> Exercise aim
All of the data should be output character for character, except the pictures.

> Dataset extract
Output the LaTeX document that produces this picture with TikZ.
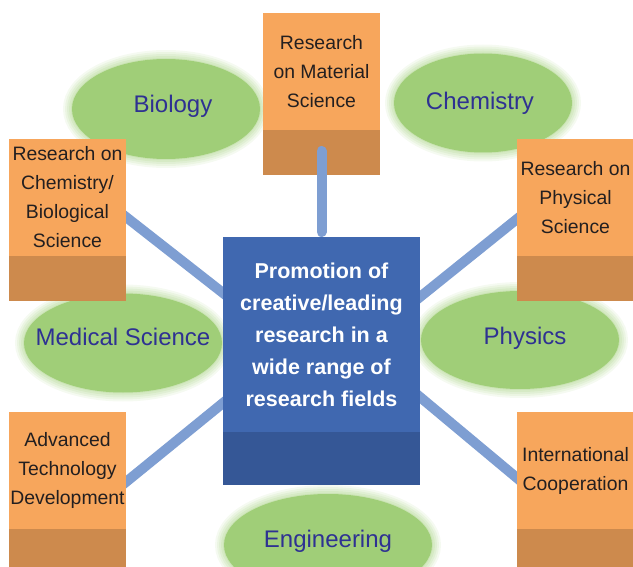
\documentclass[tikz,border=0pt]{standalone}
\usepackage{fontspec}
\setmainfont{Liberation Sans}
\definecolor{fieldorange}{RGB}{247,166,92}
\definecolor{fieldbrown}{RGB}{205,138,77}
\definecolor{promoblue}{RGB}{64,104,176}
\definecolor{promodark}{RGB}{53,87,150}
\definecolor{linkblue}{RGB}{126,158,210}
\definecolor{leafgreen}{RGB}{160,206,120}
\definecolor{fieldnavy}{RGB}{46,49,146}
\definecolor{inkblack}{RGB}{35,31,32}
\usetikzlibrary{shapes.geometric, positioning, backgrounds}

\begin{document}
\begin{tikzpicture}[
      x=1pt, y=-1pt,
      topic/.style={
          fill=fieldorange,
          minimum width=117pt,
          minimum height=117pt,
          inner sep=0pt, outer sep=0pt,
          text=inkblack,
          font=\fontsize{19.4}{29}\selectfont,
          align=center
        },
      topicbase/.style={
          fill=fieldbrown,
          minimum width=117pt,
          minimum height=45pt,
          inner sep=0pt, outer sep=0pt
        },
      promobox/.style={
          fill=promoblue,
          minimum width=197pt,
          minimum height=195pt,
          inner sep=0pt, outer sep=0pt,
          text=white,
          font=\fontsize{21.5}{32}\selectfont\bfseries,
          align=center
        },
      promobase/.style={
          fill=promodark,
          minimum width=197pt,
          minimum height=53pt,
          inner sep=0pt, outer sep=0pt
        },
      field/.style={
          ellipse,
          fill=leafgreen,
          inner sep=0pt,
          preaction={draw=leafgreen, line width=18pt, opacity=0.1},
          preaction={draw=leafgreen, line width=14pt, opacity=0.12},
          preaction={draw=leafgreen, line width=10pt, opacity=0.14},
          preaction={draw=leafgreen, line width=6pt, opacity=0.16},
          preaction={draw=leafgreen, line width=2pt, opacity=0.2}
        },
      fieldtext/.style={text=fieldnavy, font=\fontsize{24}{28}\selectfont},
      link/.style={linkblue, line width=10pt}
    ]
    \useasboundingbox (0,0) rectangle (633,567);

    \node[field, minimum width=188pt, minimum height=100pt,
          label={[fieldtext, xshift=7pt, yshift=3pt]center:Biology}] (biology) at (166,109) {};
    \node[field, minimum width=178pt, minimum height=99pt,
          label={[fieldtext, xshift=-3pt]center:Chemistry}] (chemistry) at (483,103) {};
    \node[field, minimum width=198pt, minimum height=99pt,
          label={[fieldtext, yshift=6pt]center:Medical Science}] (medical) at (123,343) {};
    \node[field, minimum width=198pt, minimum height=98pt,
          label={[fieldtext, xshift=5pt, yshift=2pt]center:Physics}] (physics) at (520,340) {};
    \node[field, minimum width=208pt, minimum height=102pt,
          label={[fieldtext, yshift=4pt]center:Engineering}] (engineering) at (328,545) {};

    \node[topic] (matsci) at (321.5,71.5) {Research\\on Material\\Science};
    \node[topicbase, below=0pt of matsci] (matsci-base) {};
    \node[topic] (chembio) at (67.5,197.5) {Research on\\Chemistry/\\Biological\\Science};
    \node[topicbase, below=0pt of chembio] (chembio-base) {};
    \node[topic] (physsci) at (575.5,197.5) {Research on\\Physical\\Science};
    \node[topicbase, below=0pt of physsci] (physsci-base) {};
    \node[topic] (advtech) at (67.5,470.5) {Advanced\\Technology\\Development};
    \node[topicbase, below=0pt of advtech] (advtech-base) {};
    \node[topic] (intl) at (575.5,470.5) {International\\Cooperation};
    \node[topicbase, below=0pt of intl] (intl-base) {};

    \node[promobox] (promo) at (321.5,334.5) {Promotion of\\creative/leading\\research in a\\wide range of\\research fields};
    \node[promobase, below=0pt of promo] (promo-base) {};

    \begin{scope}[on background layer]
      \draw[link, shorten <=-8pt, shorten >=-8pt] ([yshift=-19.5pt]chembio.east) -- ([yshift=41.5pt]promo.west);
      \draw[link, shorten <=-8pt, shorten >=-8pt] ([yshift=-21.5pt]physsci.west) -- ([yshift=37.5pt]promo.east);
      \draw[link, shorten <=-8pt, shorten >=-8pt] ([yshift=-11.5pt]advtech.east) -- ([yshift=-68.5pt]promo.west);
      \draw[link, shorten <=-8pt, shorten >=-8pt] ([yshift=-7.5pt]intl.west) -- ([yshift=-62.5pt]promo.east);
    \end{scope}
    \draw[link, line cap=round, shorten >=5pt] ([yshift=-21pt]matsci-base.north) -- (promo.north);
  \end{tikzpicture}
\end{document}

> Solution to the exercise
Output the LaTeX document that produces this picture with TikZ.
\documentclass[tikz,border=0pt]{standalone}
\usepackage{fontspec}
\setmainfont{Liberation Sans}
\definecolor{fieldorange}{RGB}{247,166,92}
\definecolor{fieldbrown}{RGB}{205,138,77}
\definecolor{promoblue}{RGB}{64,104,176}
\definecolor{promodark}{RGB}{53,87,150}
\definecolor{linkblue}{RGB}{126,158,210}
\definecolor{leafgreen}{RGB}{160,206,120}
\definecolor{fieldnavy}{RGB}{46,49,146}
\definecolor{inkblack}{RGB}{35,31,32}
\usetikzlibrary{shapes.geometric, positioning, backgrounds}

\begin{document}
\begin{tikzpicture}[
      x=1pt, y=-1pt,
      topic/.style={
          fill=fieldorange,
          minimum width=117pt,
          minimum height=117pt,
          inner sep=0pt, outer sep=0pt,
          text=inkblack,
          font=\fontsize{19.4}{29}\selectfont,
          align=center
        },
      topicbase/.style={
          fill=fieldbrown,
          minimum width=117pt,
          minimum height=45pt,
          inner sep=0pt, outer sep=0pt
        },
      promobox/.style={
          fill=promoblue,
          minimum width=197pt,
          minimum height=195pt,
          inner sep=0pt, outer sep=0pt,
          text=white,
          font=\fontsize{21.5}{32}\selectfont\bfseries,
          align=center
        },
      promobase/.style={
          fill=promodark,
          minimum width=197pt,
          minimum height=53pt,
          inner sep=0pt, outer sep=0pt
        },
      field/.style={
          ellipse,
          fill=leafgreen,
          inner sep=0pt,
          preaction={draw=leafgreen, line width=18pt, opacity=0.1},
          preaction={draw=leafgreen, line width=14pt, opacity=0.12},
          preaction={draw=leafgreen, line width=10pt, opacity=0.14},
          preaction={draw=leafgreen, line width=6pt, opacity=0.16},
          preaction={draw=leafgreen, line width=2pt, opacity=0.2}
        },
      fieldtext/.style={text=fieldnavy, font=\fontsize{24}{28}\selectfont},
      link/.style={linkblue, line width=10pt}
    ]
    \useasboundingbox (0,0) rectangle (633,567);

    \node[field, minimum width=188pt, minimum height=100pt,
          label={[fieldtext, xshift=7pt, yshift=3pt]center:Biology}] (biology) at (166,109) {};
    \node[field, minimum width=178pt, minimum height=99pt,
          label={[fieldtext, xshift=-3pt]center:Chemistry}] (chemistry) at (483,103) {};
    \node[field, minimum width=198pt, minimum height=99pt,
          label={[fieldtext, yshift=6pt]center:Medical Science}] (medical) at (123,343) {};
    \node[field, minimum width=198pt, minimum height=98pt,
          label={[fieldtext, xshift=5pt, yshift=2pt]center:Physics}] (physics) at (520,340) {};
    \node[field, minimum width=208pt, minimum height=102pt,
          label={[fieldtext, yshift=4pt]center:Engineering}] (engineering) at (328,545) {};

    \node[topic] (matsci) at (321.5,71.5) {Research\\on Material\\Science};
    \node[topicbase, below=0pt of matsci] (matsci-base) {};
    \node[topic] (chembio) at (67.5,197.5) {Research on\\Chemistry/\\Biological\\Science};
    \node[topicbase, below=0pt of chembio] (chembio-base) {};
    \node[topic] (physsci) at (575.5,197.5) {Research on\\Physical\\Science};
    \node[topicbase, below=0pt of physsci] (physsci-base) {};
    \node[topic] (advtech) at (67.5,470.5) {Advanced\\Technology\\Development};
    \node[topicbase, below=0pt of advtech] (advtech-base) {};
    \node[topic] (intl) at (575.5,470.5) {International\\Cooperation};
    \node[topicbase, below=0pt of intl] (intl-base) {};

    \node[promobox] (promo) at (321.5,334.5) {Promotion of\\creative/leading\\research in a\\wide range of\\research fields};
    \node[promobase, below=0pt of promo] (promo-base) {};

    \begin{scope}[on background layer]
      \draw[link, shorten <=-8pt, shorten >=-8pt] ([yshift=-19.5pt]chembio.east) -- ([yshift=41.5pt]promo.west);
      \draw[link, shorten <=-8pt, shorten >=-8pt] ([yshift=-21.5pt]physsci.west) -- ([yshift=37.5pt]promo.east);
      \draw[link, shorten <=-8pt, shorten >=-8pt] ([yshift=-11.5pt]advtech.east) -- ([yshift=-68.5pt]promo.west);
      \draw[link, shorten <=-8pt, shorten >=-8pt] ([yshift=-7.5pt]intl.west) -- ([yshift=-62.5pt]promo.east);
    \end{scope}
    \draw[link, line cap=round, shorten >=5pt] ([yshift=-21pt]matsci-base.north) -- (promo.north);
  \end{tikzpicture}
\end{document}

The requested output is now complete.